1
votes

I'm having some trouble getting my data into ELKI properly to run through the Optics algorithm, but using the R implementation of Optics, I can easily get the list of reachability distances. I can write them to a file like this. (index, distance)

1 Inf

2 0.5

3 0.9 ...

I want to find clusters that are separated by local minimums. I think that the Optics Xi algorithm from the ELKI software does this, but since I'm having trouble importing my data, I can't use it.

Would it be easier to just write the Optics cluster extracting algorithm in another language using the pseudo-code from the Optics paper? I think at its most basic, it is just clustering indices together when they're next to each other, and there is no decrease to a new local minimum.

Thanks

1
I bet there is a Java interface that you just need to implement. In ELKI, everything seems to have an interface to plug into. But it may be easier to fix your "some trouble", as ELKI works really well (make sure to enable an index, and to set an upper bound on epsilon - this speeds up a lot). This appears to be the only usable OPTICS implementation.Has QUIT--Anony-Mousse

1 Answers

2
votes

You could try to implement the interface OPTICSTypeAlgorithm, which largely means reading your data and storing it in an object of type ClusterOrder.

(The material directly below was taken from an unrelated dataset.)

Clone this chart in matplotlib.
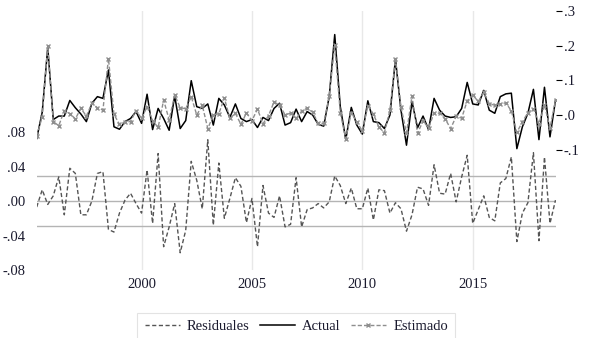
import matplotlib
matplotlib.use("Agg")
import matplotlib.pyplot as plt
import numpy as np
import pandas as pd

plt.rcParams['font.family'] = ['Liberation Serif', 'DejaVu Serif']

# quarterly sample 1995Q2 - 2018Q4
start_q = '1995Q2'
end_q = '2018Q4'

actual = [-0.068, 0.008, 0.195, -0.013, -0.003, -0.003, 0.042, 0.021, 0.003, -0.019,
          0.034, 0.053, 0.048, 0.130, -0.034, -0.041, -0.019, -0.010, 0.010, -0.024,
          0.060, -0.042, 0.019, -0.010, -0.044, 0.055, -0.039, -0.016, 0.099, 0.024,
          0.019, 0.032, -0.029, 0.048, 0.029, -0.007, 0.032, -0.010, -0.019, -0.013,
          -0.036, -0.007, -0.016, 0.019, 0.034, -0.029, -0.022, 0.017, -0.019, 0.010,
          0.000, -0.027, -0.032, 0.053, 0.232, 0.025, -0.071, 0.022, -0.029, -0.055,
          0.041, -0.019, -0.022, -0.039, 0.000, 0.161, 0.014, -0.087, 0.039, -0.037,
          -0.003, -0.042, 0.048, 0.014, -0.003, -0.007, -0.005, 0.019, 0.094, 0.032,
          0.029, 0.071, 0.014, 0.005, 0.053, 0.061, 0.063, -0.097, -0.034, 0.005,
          0.074, -0.071, 0.080, -0.063, 0.043]

fitted = [-0.061, -0.005, 0.199, -0.019, -0.031, 0.013, 0.004, -0.011, 0.019, -0.003,
          0.034, 0.021, 0.014, 0.163, 0.002, -0.027, -0.020, -0.019, 0.013, -0.010,
          0.024, -0.016, -0.036, 0.043, -0.014, 0.058, 0.021, 0.018, 0.053, 0.000,
          0.028, -0.039, -0.001, 0.004, 0.049, -0.010, 0.005, -0.027, 0.006, -0.016,
          0.017, -0.025, -0.002, 0.038, 0.028, 0.001, 0.005, -0.010, 0.011, 0.020,
          0.008, -0.024, -0.024, 0.054, 0.203, 0.007, -0.068, 0.007, -0.020, -0.046,
          0.026, 0.003, -0.035, -0.051, 0.014, 0.163, 0.023, -0.052, 0.055, -0.053,
          -0.017, -0.037, 0.006, 0.005, -0.011, -0.039, -0.004, -0.009, 0.041, 0.058,
          0.039, 0.065, 0.033, 0.028, 0.032, 0.035, 0.012, -0.050, -0.020, 0.007,
          0.018, -0.025, 0.029, -0.037, 0.042]

resid = [-0.007, 0.013, -0.004, 0.006, 0.028, -0.016, 0.038, 0.032, -0.016, -0.016,
         0.000, 0.032, 0.034, -0.033, -0.036, -0.014, 0.001, 0.009, -0.003, -0.014,
         0.036, -0.026, 0.055, -0.053, -0.030, -0.003, -0.060, -0.034, 0.046, 0.024,
         -0.009, 0.071, -0.028, 0.044, -0.020, 0.003, 0.027, 0.017, -0.025, 0.003,
         -0.053, 0.018, -0.014, -0.019, 0.006, -0.030, -0.027, 0.027, -0.030, -0.010,
         -0.008, -0.003, -0.008, -0.001, 0.029, 0.018, -0.003, 0.015, -0.009, -0.009,
         0.015, -0.022, 0.013, 0.012, -0.014, -0.002, -0.009, -0.035, -0.016, 0.016,
         0.014, -0.005, 0.042, 0.009, 0.008, 0.032, -0.001, 0.028, 0.053, -0.026,
         -0.010, 0.006, -0.019, -0.023, 0.021, 0.026, 0.051, -0.047, -0.014, -0.002,
         0.056, -0.046, 0.051, -0.026, 0.001]

resid_se = 0.029

year_ticks = [2000, 2005, 2010, 2015]
left_ticks = [-0.08, -0.04, 0.0, 0.04, 0.08]
left_labels = ['-.08', '-.04', '.00', '.04', '.08']
right_ticks = [-0.1, 0.0, 0.1, 0.2, 0.3]
right_labels = ['-.1', '.0', '.1', '.2', '.3']
legend_labels = ['Residuales', 'Actual', 'Estimado']

periods = pd.period_range(start_q, end_q, freq='Q')
x = np.array([p.year + (p.quarter - 1) / 4 for p in periods])

W, H = 589, 338
fig = plt.figure(figsize=(W / 100, H / 100), dpi=100)
ax = fig.add_axes([36.7 / W, 1 - 270 / H, (555.5 - 36.7) / W, 259 / H])
ax2 = ax.twinx()

txt_col = '#1a1a2e'

# residual panel (left scale)
for v in [-resid_se, 0.0, resid_se]:
    ax.axhline(v, color='#b4b4b4', lw=1.0, zorder=1)
l_res, = ax.plot(x, resid, color='#555555', lw=1.0, dashes=(3, 1.8), zorder=3)
ax.set_ylim(-0.08, 0.2203)
ax.set_xlim(x[0], x[-1])
ax.set_yticks(left_ticks)
ax.set_yticklabels(left_labels)
ax.set_xticks(year_ticks)
ax.set_xticklabels([str(y) for y in year_ticks])
ax.grid(axis='x', color='#e8e8e8', lw=1.0)
ax.set_axisbelow(True)
ax.tick_params(axis='y', length=0, pad=8, labelsize=10.5, labelcolor=txt_col)
ax.tick_params(axis='x', length=0, pad=6, labelsize=10.5, labelcolor=txt_col)

# actual / fitted (right scale)
l_act, = ax2.plot(x, actual, color='black', lw=1.1, zorder=3)
l_fit, = ax2.plot(x, fitted, color='#8e8e8e', lw=1.0, dashes=(3, 1.5),
                  marker='x', markersize=3.5, markeredgewidth=1.0, zorder=4)
ax2.set_ylim(-0.447, 0.3)
ax2.set_yticks(right_ticks)
ax2.set_yticklabels(right_labels)
ax2.tick_params(axis='y', length=4, width=0.8, pad=2, labelsize=10.5,
                labelcolor=txt_col, color='black')

for a in (ax, ax2):
    for s in a.spines.values():
        s.set_visible(False)

leg = fig.legend([l_res, l_act, l_fit], legend_labels, loc='upper center',
                 bbox_to_anchor=(0.503, 0.075), ncol=3, frameon=True,
                 fancybox=False, edgecolor='#dddddd', fontsize=10.5,
                 handlelength=2.4, handletextpad=0.5, columnspacing=0.7,
                 borderpad=0.5, borderaxespad=0.0, numpoints=1,
                 labelcolor=txt_col)
leg.get_frame().set_linewidth(0.8)

fig.savefig('out.png', dpi=100)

However, ELKI includes a slightly advanced version of OPTICS that will produce better results with OPTICSXi. The details will eventually be published as a tech report or so. The data you got from the R implementation is not enough to correct for some common artifacts in the OPTICS plot.

Please use the OPTICS version in ELKI. Try the Cover tree index (which is quite fast and easy to use). Avoid using ID columns in your input data, or tell the parser which column is the ID column.